= DATA PROVIDED =
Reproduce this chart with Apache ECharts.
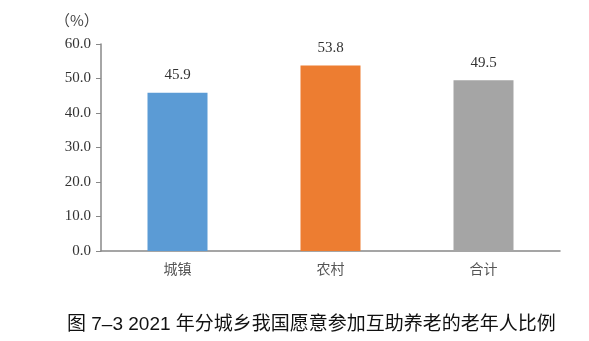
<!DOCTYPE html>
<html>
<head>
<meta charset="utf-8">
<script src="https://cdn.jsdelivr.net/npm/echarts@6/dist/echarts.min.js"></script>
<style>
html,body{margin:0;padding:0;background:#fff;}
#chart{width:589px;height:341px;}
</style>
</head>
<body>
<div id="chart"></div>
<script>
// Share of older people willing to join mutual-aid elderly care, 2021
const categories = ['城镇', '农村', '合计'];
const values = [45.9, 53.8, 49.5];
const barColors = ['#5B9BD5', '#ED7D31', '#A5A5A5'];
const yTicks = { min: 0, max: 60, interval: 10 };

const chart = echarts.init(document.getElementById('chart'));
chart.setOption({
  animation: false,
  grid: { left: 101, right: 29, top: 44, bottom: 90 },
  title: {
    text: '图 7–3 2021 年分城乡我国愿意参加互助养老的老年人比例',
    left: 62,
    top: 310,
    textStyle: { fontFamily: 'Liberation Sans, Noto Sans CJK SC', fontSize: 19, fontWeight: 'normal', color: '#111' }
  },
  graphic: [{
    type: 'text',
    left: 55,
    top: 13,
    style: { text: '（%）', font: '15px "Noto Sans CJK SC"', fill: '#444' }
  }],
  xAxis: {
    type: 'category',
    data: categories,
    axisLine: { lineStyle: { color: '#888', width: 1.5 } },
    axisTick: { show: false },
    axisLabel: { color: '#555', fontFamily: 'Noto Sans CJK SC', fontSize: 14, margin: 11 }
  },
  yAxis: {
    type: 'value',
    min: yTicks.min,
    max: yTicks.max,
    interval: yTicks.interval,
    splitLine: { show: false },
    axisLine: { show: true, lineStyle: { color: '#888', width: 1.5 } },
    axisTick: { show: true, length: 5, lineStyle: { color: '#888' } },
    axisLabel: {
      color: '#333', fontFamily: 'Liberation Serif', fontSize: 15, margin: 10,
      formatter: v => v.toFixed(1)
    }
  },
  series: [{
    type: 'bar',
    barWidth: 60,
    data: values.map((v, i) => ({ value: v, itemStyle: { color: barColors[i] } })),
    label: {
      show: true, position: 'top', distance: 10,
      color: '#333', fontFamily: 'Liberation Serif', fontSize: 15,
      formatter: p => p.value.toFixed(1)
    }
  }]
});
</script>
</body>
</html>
==
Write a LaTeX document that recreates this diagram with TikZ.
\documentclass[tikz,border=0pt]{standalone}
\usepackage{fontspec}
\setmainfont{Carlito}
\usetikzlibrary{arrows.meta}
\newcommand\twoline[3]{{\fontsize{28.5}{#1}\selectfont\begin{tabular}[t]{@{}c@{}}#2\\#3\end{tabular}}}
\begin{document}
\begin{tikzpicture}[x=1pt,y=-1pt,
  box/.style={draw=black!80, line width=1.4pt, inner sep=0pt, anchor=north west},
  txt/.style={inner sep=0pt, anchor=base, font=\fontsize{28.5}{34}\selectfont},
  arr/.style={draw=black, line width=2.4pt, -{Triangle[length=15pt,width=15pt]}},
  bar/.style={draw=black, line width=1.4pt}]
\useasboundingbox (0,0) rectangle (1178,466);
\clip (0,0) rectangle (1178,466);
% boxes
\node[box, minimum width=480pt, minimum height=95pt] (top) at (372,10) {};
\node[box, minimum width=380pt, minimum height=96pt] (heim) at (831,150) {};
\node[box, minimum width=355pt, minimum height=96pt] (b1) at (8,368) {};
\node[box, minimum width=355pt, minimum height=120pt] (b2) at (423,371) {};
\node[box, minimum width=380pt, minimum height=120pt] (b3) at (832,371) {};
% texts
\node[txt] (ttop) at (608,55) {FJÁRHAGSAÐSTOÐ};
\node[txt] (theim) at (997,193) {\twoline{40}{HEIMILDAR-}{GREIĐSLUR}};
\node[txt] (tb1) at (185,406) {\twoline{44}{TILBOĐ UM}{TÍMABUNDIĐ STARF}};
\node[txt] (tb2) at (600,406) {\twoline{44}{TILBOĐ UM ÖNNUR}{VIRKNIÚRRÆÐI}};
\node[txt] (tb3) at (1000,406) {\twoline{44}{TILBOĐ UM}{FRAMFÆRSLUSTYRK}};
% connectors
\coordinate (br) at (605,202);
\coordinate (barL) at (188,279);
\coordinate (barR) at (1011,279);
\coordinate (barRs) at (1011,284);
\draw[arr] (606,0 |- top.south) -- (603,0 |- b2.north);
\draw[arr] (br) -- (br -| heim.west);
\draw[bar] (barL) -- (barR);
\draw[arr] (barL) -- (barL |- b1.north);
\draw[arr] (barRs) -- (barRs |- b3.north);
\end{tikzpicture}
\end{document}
---
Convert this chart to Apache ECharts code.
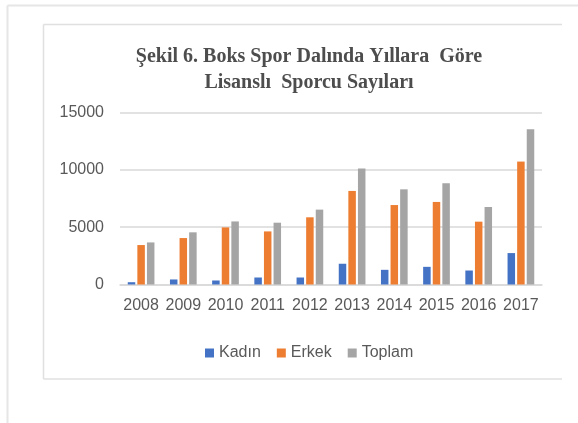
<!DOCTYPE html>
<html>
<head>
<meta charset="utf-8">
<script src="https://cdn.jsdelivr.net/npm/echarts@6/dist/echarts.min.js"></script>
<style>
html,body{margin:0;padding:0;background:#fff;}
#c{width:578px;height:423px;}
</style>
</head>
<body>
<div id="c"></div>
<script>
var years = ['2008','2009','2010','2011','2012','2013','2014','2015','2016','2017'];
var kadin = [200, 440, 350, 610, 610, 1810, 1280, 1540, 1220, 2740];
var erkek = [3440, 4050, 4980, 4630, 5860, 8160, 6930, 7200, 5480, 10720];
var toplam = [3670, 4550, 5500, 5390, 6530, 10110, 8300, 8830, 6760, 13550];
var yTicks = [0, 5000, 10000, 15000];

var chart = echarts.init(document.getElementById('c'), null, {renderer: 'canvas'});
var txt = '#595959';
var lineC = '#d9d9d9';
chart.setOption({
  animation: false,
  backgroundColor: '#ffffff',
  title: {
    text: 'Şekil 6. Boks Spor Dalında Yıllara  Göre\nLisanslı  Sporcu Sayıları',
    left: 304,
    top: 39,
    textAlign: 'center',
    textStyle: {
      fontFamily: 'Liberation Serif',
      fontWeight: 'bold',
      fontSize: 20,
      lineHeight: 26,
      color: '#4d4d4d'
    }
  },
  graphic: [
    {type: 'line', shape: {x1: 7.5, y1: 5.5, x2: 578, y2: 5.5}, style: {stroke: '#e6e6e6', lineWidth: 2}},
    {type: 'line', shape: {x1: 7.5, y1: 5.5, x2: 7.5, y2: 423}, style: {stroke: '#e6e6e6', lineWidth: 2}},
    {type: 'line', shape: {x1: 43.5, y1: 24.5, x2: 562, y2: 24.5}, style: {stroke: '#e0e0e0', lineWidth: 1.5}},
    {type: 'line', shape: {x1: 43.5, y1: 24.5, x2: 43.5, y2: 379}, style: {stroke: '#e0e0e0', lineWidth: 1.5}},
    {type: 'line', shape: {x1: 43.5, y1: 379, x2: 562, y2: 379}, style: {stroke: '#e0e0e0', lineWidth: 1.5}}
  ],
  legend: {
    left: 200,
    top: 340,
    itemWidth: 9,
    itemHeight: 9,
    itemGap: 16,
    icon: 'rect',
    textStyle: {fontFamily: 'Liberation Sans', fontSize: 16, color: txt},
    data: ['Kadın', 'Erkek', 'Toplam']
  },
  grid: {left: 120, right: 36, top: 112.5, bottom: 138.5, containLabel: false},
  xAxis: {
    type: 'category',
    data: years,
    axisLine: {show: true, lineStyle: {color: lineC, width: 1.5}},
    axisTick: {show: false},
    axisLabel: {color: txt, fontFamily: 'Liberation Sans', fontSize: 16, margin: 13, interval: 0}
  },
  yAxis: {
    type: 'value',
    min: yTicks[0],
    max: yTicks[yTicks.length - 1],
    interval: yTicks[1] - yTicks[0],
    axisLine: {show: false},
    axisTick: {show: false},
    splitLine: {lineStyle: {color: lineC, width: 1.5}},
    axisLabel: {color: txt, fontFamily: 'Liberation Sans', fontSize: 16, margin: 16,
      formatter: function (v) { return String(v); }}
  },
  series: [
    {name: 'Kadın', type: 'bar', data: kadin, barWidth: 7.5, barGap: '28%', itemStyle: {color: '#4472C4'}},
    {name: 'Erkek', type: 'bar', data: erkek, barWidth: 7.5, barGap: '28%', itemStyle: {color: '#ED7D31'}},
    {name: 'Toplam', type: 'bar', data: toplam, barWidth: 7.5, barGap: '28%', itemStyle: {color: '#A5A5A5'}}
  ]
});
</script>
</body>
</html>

= INSTRUCTION =
Give back, unchanged, each line from the one containing "Reproduce this chart with Apache ECharts." through the one containing "60, interval: 10". Pictures are to be left out.

= ANSWER TO THE PROBLEM =
Reproduce this chart with Apache ECharts.
<!DOCTYPE html>
<html>
<head>
<meta charset="utf-8">
<script src="https://cdn.jsdelivr.net/npm/echarts@6/dist/echarts.min.js"></script>
<style>
html,body{margin:0;padding:0;background:#fff;}
#chart{width:589px;height:341px;}
</style>
</head>
<body>
<div id="chart"></div>
<script>
// Share of older people willing to join mutual-aid elderly care, 2021
const categories = ['城镇', '农村', '合计'];
const values = [45.9, 53.8, 49.5];
const barColors = ['#5B9BD5', '#ED7D31', '#A5A5A5'];
const yTicks = { min: 0, max: 60, interval: 10 };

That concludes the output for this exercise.